Meski haram, MUI telah menyatakan bahwa vaksin MR mubah atau boleh digunakan. MUI tetap memperbolehkan penggunaan vaksin itu karena ada kondisi keterpaksaan atau darurat syar’iyyah, yaitu belum ditemukannya vaksin MR yang halal dan suci.
Ketua MUI Ma'ruf Amin ikut menyayangkan cakupan imunisasi MR yang rendah. Menurut Ma'ruf, keresahan masyarakat terkait kehalalan vaksin MR timbul lantaran Kementerian Kesehatan telat memproses sertifikasi halal.

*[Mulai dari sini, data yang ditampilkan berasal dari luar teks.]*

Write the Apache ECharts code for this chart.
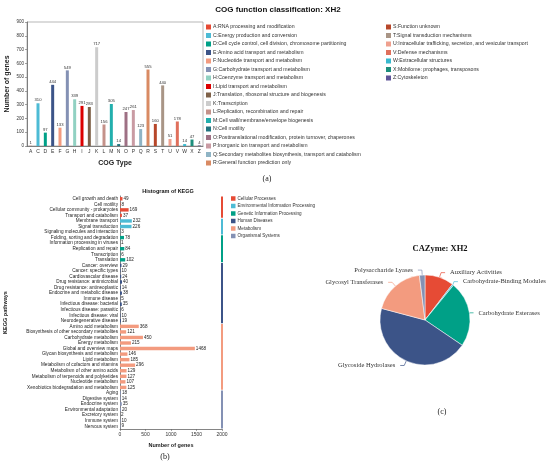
<!DOCTYPE html>
<html>
<head>
<meta charset="utf-8">
<script src="https://cdn.jsdelivr.net/npm/echarts@6/dist/echarts.min.js"></script>
<style>
  html, body { margin: 0; padding: 0; background: #fff; }
  #main { width: 550px; height: 466px; }
</style>
</head>
<body>
<div id="main"></div>
<script>
// COG bar chart data
var cogCats = ['A','C','D','E','F','G','H','I','J','K','L','M','N','O','P','Q','R','S','T','U','V','W','X','Z'];
var cogValues = [1,310,97,444,133,549,339,291,283,717,156,305,14,247,261,123,555,160,440,51,178,14,47,4];
var cogNames = [
  'A:RNA processing and modification',
  'C:Energy production and conversion',
  'D:Cell cycle control, cell division, chromosome partitioning',
  'E:Amino acid transport and metabolism',
  'F:Nucleotide transport and metabolism',
  'G:Carbohydrate transport and metabolism',
  'H:Coenzyme transport and metabolism',
  'I:Lipid transport and metabolism',
  'J:Translation, ribosomal structure and biogenesis',
  'K:Transcription',
  'L:Replication, recombination and repair',
  'M:Cell wall/membrane/envelope biogenesis',
  'N:Cell motility',
  'O:Posttranslational modification, protein turnover, chaperones',
  'P:Inorganic ion transport and metabolism',
  'Q:Secondary metabolites biosynthesis, transport and catabolism',
  'R:General function prediction only',
  'S:Function unknown',
  'T:Signal transduction mechanisms',
  'U:Intracellular trafficking, secretion, and vesicular transport',
  'V:Defense mechanisms',
  'W:Extracellular structures',
  'X:Mobilome: prophages, transposons',
  'Z:Cytoskeleton'
];
var cogColors = ['#E64B35','#4DBBD5','#00A087','#3C5488','#F39B7F','#8491B4','#91D1C2','#DC0000','#7E6148','#CCCCCC',
  '#C4928A','#22AFAD','#21737F','#9E7084','#C99BA3','#8FB4C5','#D98A63','#B7472A','#A99586','#EFA08E',
  '#E0705C','#38B9CF','#1D8F7D','#5E5498'];

// KEGG histogram data
var keggGroups = ['Cellular Processes','Environmental Information Processing','Genetic Information Processing',
  'Human Diseases','Metabolism','Organismal Systems'];
var keggGroupColors = ['#E64B35','#4DBBD5','#00A087','#3C5488','#F39B7F','#8491B4'];
var keggGroupSizes = [4,3,5,11,12,7];
var keggPathways = [
  'Cell growth and death','Cell motility','Cellular community - prokaryotes','Transport and catabolism',
  'Membrane transport','Signal transduction','Signaling molecules and interaction',
  'Folding, sorting and degradation','Information processing in viruses','Replication and repair','Transcription','Translation',
  'Cancer: overview','Cancer: specific types','Cardiovascular disease','Drug resistance: antimicrobial','Drug resistance: antineoplastic',
  'Endocrine and metabolic disease','Immune disease','Infectious disease: bacterial','Infectious disease: parasitic','Infectious disease: viral','Neurodegenerative disease',
  'Amino acid metabolism','Biosynthesis of other secondary metabolites','Carbohydrate metabolism','Energy metabolism','Global and overview maps',
  'Glycan biosynthesis and metabolism','Lipid metabolism','Metabolism of cofactors and vitamins','Metabolism of other amino acids',
  'Metabolism of terpenoids and polyketides','Nucleotide metabolism','Xenobiotics biodegradation and metabolism',
  'Aging','Digestive system','Endocrine system','Environmental adaptation','Excretory system','Immune system','Nervous system'
];
var keggValues = [49,8,169,37, 232,226,3, 78,1,84,6,102,
  29,10,24,40,14,38,5,35,6,10,19,
  368,121,450,215,1468,146,185,296,129,127,107,125,
  18,14,35,20,2,10,9];
var keggTicks = [0,500,1000,1500,2000];

// CAZyme pie data
var cazyNames = ['Auxiliary Activities','Carbohydrate-Binding Modules','Carbohydrate Esterases','Glycoside Hydrolases','Glycosyl Transferases','Polysaccharide Lyases'];
var cazyValues = [42,2,95,180,76,8];
var cazyColors = ['#E64B35','#4DBBD5','#00A087','#3C5488','#F39B7F','#8491B4'];

var myChart = echarts.init(document.getElementById('main'));

// one stacked series per COG class so every class gets its own legend entry
var series = [];
for (var i = 0; i < cogCats.length; i++) {
  var d = cogCats.map(function (c, j) { return j === i ? cogValues[i] : '-'; });
  series.push({
    name: cogNames[i],
    type: 'bar',
    stack: 'cog',
    xAxisIndex: 0, yAxisIndex: 0,
    barWidth: 3,
    itemStyle: { color: cogColors[i] },
    label: { show: true, position: 'top', distance: 1, fontSize: 4.2, color: '#333' },
    data: d
  });
}

// KEGG bars, one series per group
var groupStart = [];
var idx = 0;
for (var g = 0; g < keggGroups.length; g++) {
  groupStart.push(idx);
  var start = idx, end = idx + keggGroupSizes[g];
  var d2 = keggValues.map(function (v, j) { return (j >= start && j < end) ? v : '-'; });
  series.push({
    name: keggGroups[g],
    type: 'bar',
    stack: 'kegg',
    xAxisIndex: 1, yAxisIndex: 1,
    barWidth: 3.4,
    itemStyle: { color: keggGroupColors[g] },
    label: { show: true, position: 'right', distance: 1, fontSize: 4.6, color: '#222' },
    data: d2
  });
  idx = end;
}

// group side bars
var groupBars = keggGroups.map(function (name, g) {
  return [keggTicks[keggTicks.length - 1], groupStart[g], groupStart[g] + keggGroupSizes[g] - 1, g];
});
series.push({
  type: 'custom',
  xAxisIndex: 1, yAxisIndex: 1,
  clip: false,
  silent: true,
  encode: { x: 0, y: 1 },
  renderItem: function (params, api) {
    var a = api.coord([api.value(0), api.value(1)]);
    var b = api.coord([api.value(0), api.value(2)]);
    var band = api.size([0, 1])[1];
    return {
      type: 'rect',
      shape: { x: a[0] - 1, y: a[1] - band * 0.42, width: 2, height: b[1] - a[1] + band * 0.84 },
      style: { fill: keggGroupColors[api.value(3)] }
    };
  },
  data: groupBars
});

series.push({
  type: 'pie',
  center: [425, 320],
  radius: 45,
  startAngle: 90,
  bleedMargin: 0,
  itemStyle: { borderColor: '#fff', borderWidth: 0.5 },
  label: { fontFamily: 'Liberation Serif', fontSize: 6.5, color: '#333', overflow: 'none' },
  labelLine: { length: 5, length2: 4, lineStyle: { width: 0.7 } },
  data: cazyNames.map(function (n, i) {
    return { name: n, value: cazyValues[i], itemStyle: { color: cazyColors[i] } };
  })
});

var axisLineStyle = { lineStyle: { color: '#666', width: 0.8 } };

var option = {
  animation: false,
  textStyle: { fontFamily: 'Liberation Sans' },
  title: [
    { text: 'COG function classification: XH2', left: 273, top: 1, textAlign: 'center',
      textStyle: { fontSize: 8, fontWeight: 'bold', color: '#111' } },
    { text: '(a)', left: 262, top: 170, textAlign: 'center',
      textStyle: { fontSize: 8, fontWeight: 'normal', color: '#222', fontFamily: 'Liberation Serif' } },
    { text: 'Histogram of KEGG', left: 163, top: 183, textAlign: 'center',
      textStyle: { fontSize: 5.5, fontWeight: 'bold', color: '#111' } },
    { text: '(b)', left: 160, top: 448, textAlign: 'center',
      textStyle: { fontSize: 8, fontWeight: 'normal', color: '#222', fontFamily: 'Liberation Serif' } },
    { text: 'CAZyme: XH2', left: 435, top: 239, textAlign: 'center',
      textStyle: { fontSize: 8.5, fontWeight: 'bold', color: '#111', fontFamily: 'Liberation Serif' } },
    { text: '(c)', left: 437, top: 403, textAlign: 'center',
      textStyle: { fontSize: 8, fontWeight: 'normal', color: '#222', fontFamily: 'Liberation Serif' } }
  ],
  legend: [
    { data: cogNames.slice(0, 17), orient: 'vertical', left: 206, top: 24, icon: 'rect',
      itemWidth: 5, itemHeight: 5, itemGap: 2.5, padding: 0, selectedMode: false,
      textStyle: { fontSize: 5.2, lineHeight: 6, color: '#333', padding: [0, 0, 0, -3] } },
    { data: cogNames.slice(17), orient: 'vertical', left: 386, top: 24, icon: 'rect',
      itemWidth: 5, itemHeight: 5, itemGap: 2.5, padding: 0, selectedMode: false,
      textStyle: { fontSize: 5.2, lineHeight: 6, color: '#333', padding: [0, 0, 0, -3] } },
    { data: keggGroups, orient: 'vertical', left: 231, top: 196, icon: 'rect',
      itemWidth: 4.5, itemHeight: 4.5, itemGap: 2.5, padding: 0, selectedMode: false,
      textStyle: { fontSize: 4.6, lineHeight: 5, color: '#333', padding: [0, 0, 0, -3] } }
  ],
  grid: [
    { left: 27, top: 22, width: 176, height: 124, show: true, borderColor: '#888', borderWidth: 0.6 },
    { left: 120, top: 196, width: 102, height: 233 }
  ],
  xAxis: [
    { type: 'category', gridIndex: 0, data: cogCats,
      name: 'COG Type', nameLocation: 'middle', nameGap: 14,
      nameTextStyle: { fontSize: 7, fontWeight: 'bold', color: '#222' },
      axisLine: axisLineStyle,
      axisTick: { alignWithLabel: true, length: 2, lineStyle: { color: '#666', width: 0.6 } },
      axisLabel: { fontSize: 5, color: '#333', margin: 3 } },
    { type: 'value', gridIndex: 1, min: 0, max: 2000, interval: 500,
      name: 'Number of genes', nameLocation: 'middle', nameGap: 13,
      nameTextStyle: { fontSize: 5.5, fontWeight: 'bold', color: '#222' },
      axisLine: { show: true, lineStyle: { color: '#666', width: 0.8 } },
      axisTick: { show: true, length: 2, lineStyle: { color: '#666', width: 0.6 } },
      splitLine: { show: false },
      axisLabel: { fontSize: 5, color: '#333', margin: 3, formatter: function (v) { return String(v); } } }
  ],
  yAxis: [
    { type: 'value', gridIndex: 0, min: 0, max: 900, interval: 100,
      name: 'Number of genes', nameLocation: 'middle', nameGap: 16,
      nameTextStyle: { fontSize: 7, fontWeight: 'bold', color: '#222' },
      axisLine: { show: true, lineStyle: { color: '#666', width: 0.8 } },
      axisTick: { show: true, length: 2, lineStyle: { color: '#666', width: 0.6 } },
      splitLine: { show: false },
      axisLabel: { fontSize: 4.5, color: '#333', margin: 3 } },
    { type: 'category', gridIndex: 1, data: keggPathways, inverse: true,
      name: 'KEGG pathways', nameLocation: 'middle', nameGap: 112, nameRotate: 90,
      nameTextStyle: { fontSize: 5.5, fontWeight: 'bold', color: '#222' },
      axisLine: axisLineStyle,
      axisTick: { alignWithLabel: true, length: 1.5, lineStyle: { color: '#666', width: 0.5 } },
      axisLabel: { fontSize: 4.7, color: '#222', margin: 2, interval: 0 } }
  ],
  series: series
};

myChart.setOption(option);
</script>
</body>
</html>
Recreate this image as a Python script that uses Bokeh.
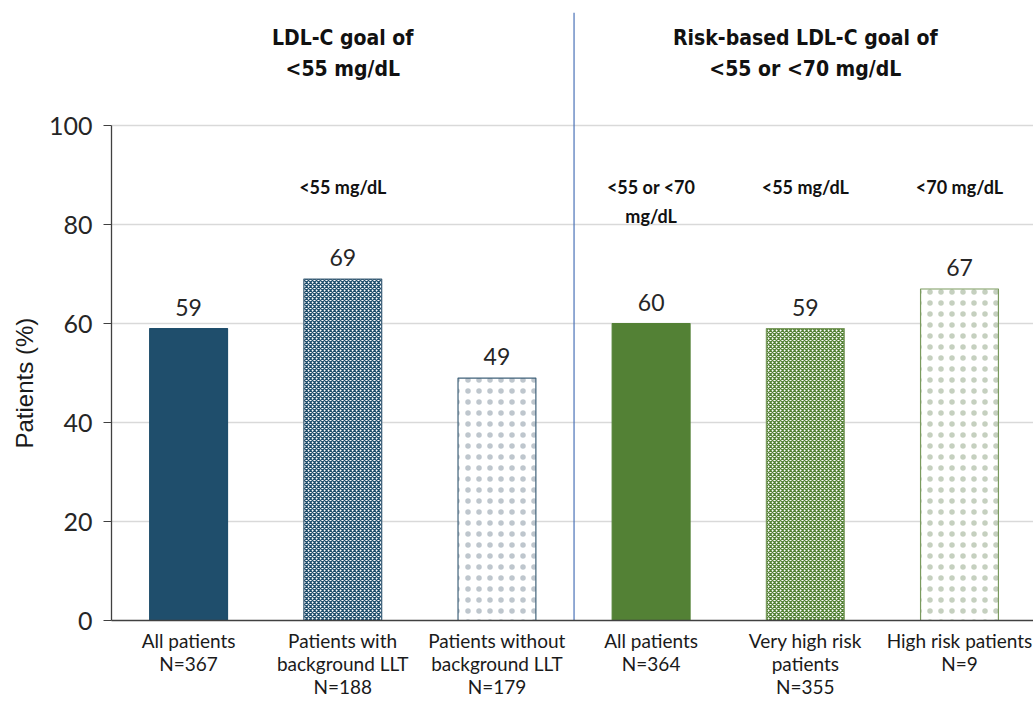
from bokeh.plotting import figure
from bokeh.models import ColumnDataSource, FixedTicker, Range1d, Title
from bokeh.core.properties import value
from bokeh.embed import file_html
from bokeh.resources import INLINE

# Data
group_labels = [
    "All patients\nN=367",
    "Patients with\nbackground LLT\nN=188",
    "Patients without\nbackground LLT\nN=179",
    "All patients\nN=364",
    "Very high risk\npatients\nN=355",
    "High risk patients\nN=9",
]
percent_at_goal = [59, 69, 49, 60, 59, 67]
goal_labels = ["", "<55 mg/dL", "", "<55 or <70\nmg/dL", "<55 mg/dL", "<70 mg/dL"]
panel_titles = ["LDL-C goal of\n<55 mg/dL", "Risk-based LDL-C goal of\n<55 or <70 mg/dL"]
y_ticks = [0, 20, 40, 60, 80, 100]

BLUE = "#1F4E6C"
BLUE_EDGE = "#40627A"
GREEN = "#538135"
GREEN_EDGE = "#7A9A5E"

centers = [i + 0.5 for i in range(len(group_labels))]

p = figure(
    width=1033, height=705,
    x_range=Range1d(0, 5.98), y_range=Range1d(0, 125.3),
    output_backend="svg", toolbar_location=None,
    min_border_left=111, min_border_right=0, min_border_top=0, min_border_bottom=85,
)
p.outline_line_color = None
p.background_fill_color = "white"

# bar styles: solid, crosshatch, dotted for each panel
styles = [
    dict(fill_color=BLUE, line_color=BLUE, hatch_pattern=None),
    dict(fill_color="white", line_color=BLUE_EDGE, hatch_pattern="diagonal_cross", hatch_color=BLUE, hatch_scale=4, hatch_weight=1.3),
    dict(fill_color="white", line_color=BLUE_EDGE, hatch_pattern="dot", hatch_color="#6F8090", hatch_alpha=0.45, hatch_scale=11, hatch_weight=0.3),
    dict(fill_color=GREEN, line_color=GREEN, hatch_pattern=None),
    dict(fill_color="white", line_color=GREEN_EDGE, hatch_pattern="diagonal_cross", hatch_color=GREEN, hatch_scale=4, hatch_weight=1.3),
    dict(fill_color="white", line_color=GREEN_EDGE, hatch_pattern="dot", hatch_color="#7E9670", hatch_alpha=0.45, hatch_scale=11, hatch_weight=0.3),
]
for x, v, st in zip(centers, percent_at_goal, styles):
    st = dict(st)
    hp = st.pop("hatch_pattern")
    kw = dict(x=[x], top=[v], bottom=0, width=0.505, line_width=1.2, **st)
    if hp:
        kw["hatch_pattern"] = hp
    p.vbar(**kw)

# value labels above bars
val_src = ColumnDataSource(dict(x=centers, y=percent_at_goal, t=[str(v) for v in percent_at_goal]))
p.text(x="x", y="y", text="t", source=val_src, text_align="center", text_baseline="bottom",
       y_offset=-13, text_font=value("Lato"), text_font_size="23px", text_color="#262626")

# divider between the two panels
p.segment(x0=[3.0], y0=[0], x1=[3.0], y1=[122.8], line_color="#4A72B8", line_width=1.2)

# panel titles
p.text(x=[centers[1], centers[4]], y=[117.2, 117.2], text=panel_titles, text_align="center",
       text_baseline="middle", text_line_height=1.28, y_offset=13,
       text_font=value("DejaVu Sans Condensed"), text_font_style="bold",
       text_font_size="21px", text_color="#111111")

# goal subheaders
gsrc = ColumnDataSource(dict(x=centers, y=[87.7] * 6, t=goal_labels))
p.text(x="x", y="y", text="t", source=gsrc, text_align="center", text_baseline="top",
       y_offset=-11, text_line_height=1.35, text_font=value("Lato"), text_font_style="bold",
       text_font_size="18px", text_color="#111111")

# y-axis title, placed along the 0-100 span
p.add_layout(Title(text="Patients (%)", align="left", offset=172, standoff=16,
                   text_font="Liberation Sans", text_font_style="normal",
                   text_font_size="24px", text_color="#1a1a1a"), "left")

# axes
p.xgrid.visible = False
p.ygrid.grid_line_color = "#D9D9D9"
p.ygrid.grid_line_width = 1.5
p.yaxis.ticker = FixedTicker(ticks=y_ticks)
p.yaxis.bounds = (0, 100)
p.yaxis.axis_line_color = "#404040"
p.yaxis.axis_line_width = 1.3
p.yaxis.major_tick_out = 8
p.yaxis.major_tick_in = 0
p.yaxis.major_tick_line_color = "#404040"
p.yaxis.minor_tick_line_color = None
p.yaxis.major_label_text_font = "Lato"
p.yaxis.major_label_text_font_size = "25px"
p.yaxis.major_label_text_color = "#262626"
p.yaxis.major_label_standoff = 11

p.xaxis.ticker = FixedTicker(ticks=centers)
p.xaxis.major_label_overrides = {c: lab for c, lab in zip(centers, group_labels)}
p.xaxis.axis_line_color = "#404040"
p.xaxis.axis_line_width = 1.3
p.xaxis.major_tick_line_color = None
p.xaxis.minor_tick_line_color = None
p.xaxis.major_label_text_font = "Lato"
p.xaxis.major_label_text_font_size = "19px"
p.xaxis.major_label_text_line_height = 1.0
p.xaxis.major_label_text_color = "#1a1a1a"
p.xaxis.major_label_standoff = 2

open("out.html", "w").write(file_html(p, INLINE))
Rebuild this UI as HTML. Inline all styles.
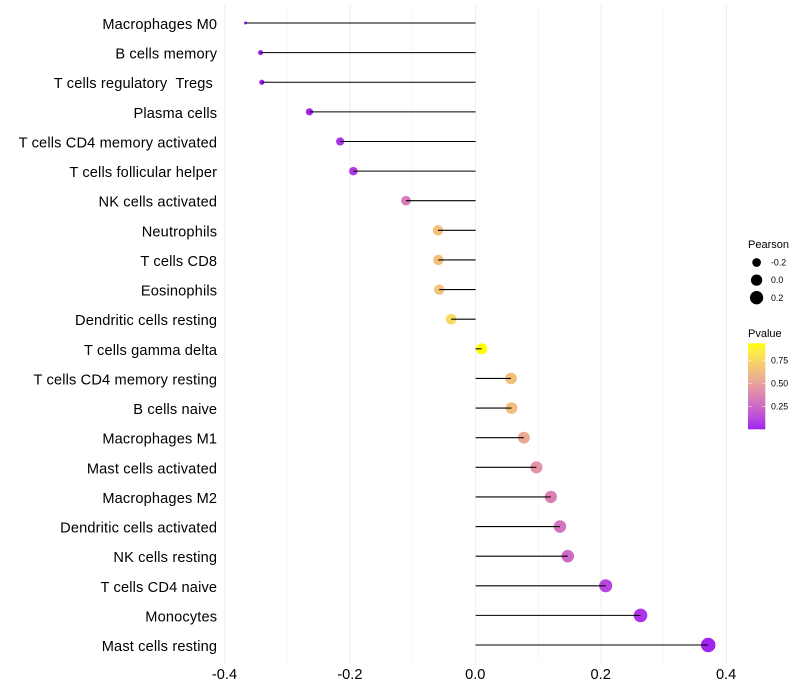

Baru pada 2018, Kementerian Kesehatan rutin melakukan pertemuan dengan MUI dan mengajukan proses sertifikasi halal. Hasilnya, vaksin MR dinyatakan haram lantaran dalam proses produksinya menggunakan bahan yang berasal dari babi.
Meski haram, Ma'ruf mengatakan bahwa imunisasi MR hukumnya mubah atau boleh dilakukan karena ada kondisi keterpaksaan atau darurat syar’iyyah, yaitu belum ditemukannya vaksin MR yang halal dan suci. Ma'ruf pun menyarankan agar perlu ada upaya maksimal yang melibatkan semua pihak untuk memenuhi target cakupan imunisasi MR. "MUI siap terjun sukseskan imunisasi rubella," ujar Ma'ruf.
Bahkan penceramah kondang Ustad Abdul Somad meminta agar masyarakat ikut memberi vaksin MR kepada anak-anak. Dalam sebuah ceramahnya, Somad menjawab pertanyaan soal vaksin MR. "Pilih babi atau mati," kata dia.
Menjawab pertanyaan ini, Somad melengkapinya dengan analogi. Ia mengatakan, apabila di dalam hutan tidak ada makanan halal, yang ada hanya babi, ketimbang mati, maka diperbolehkan memakan babi.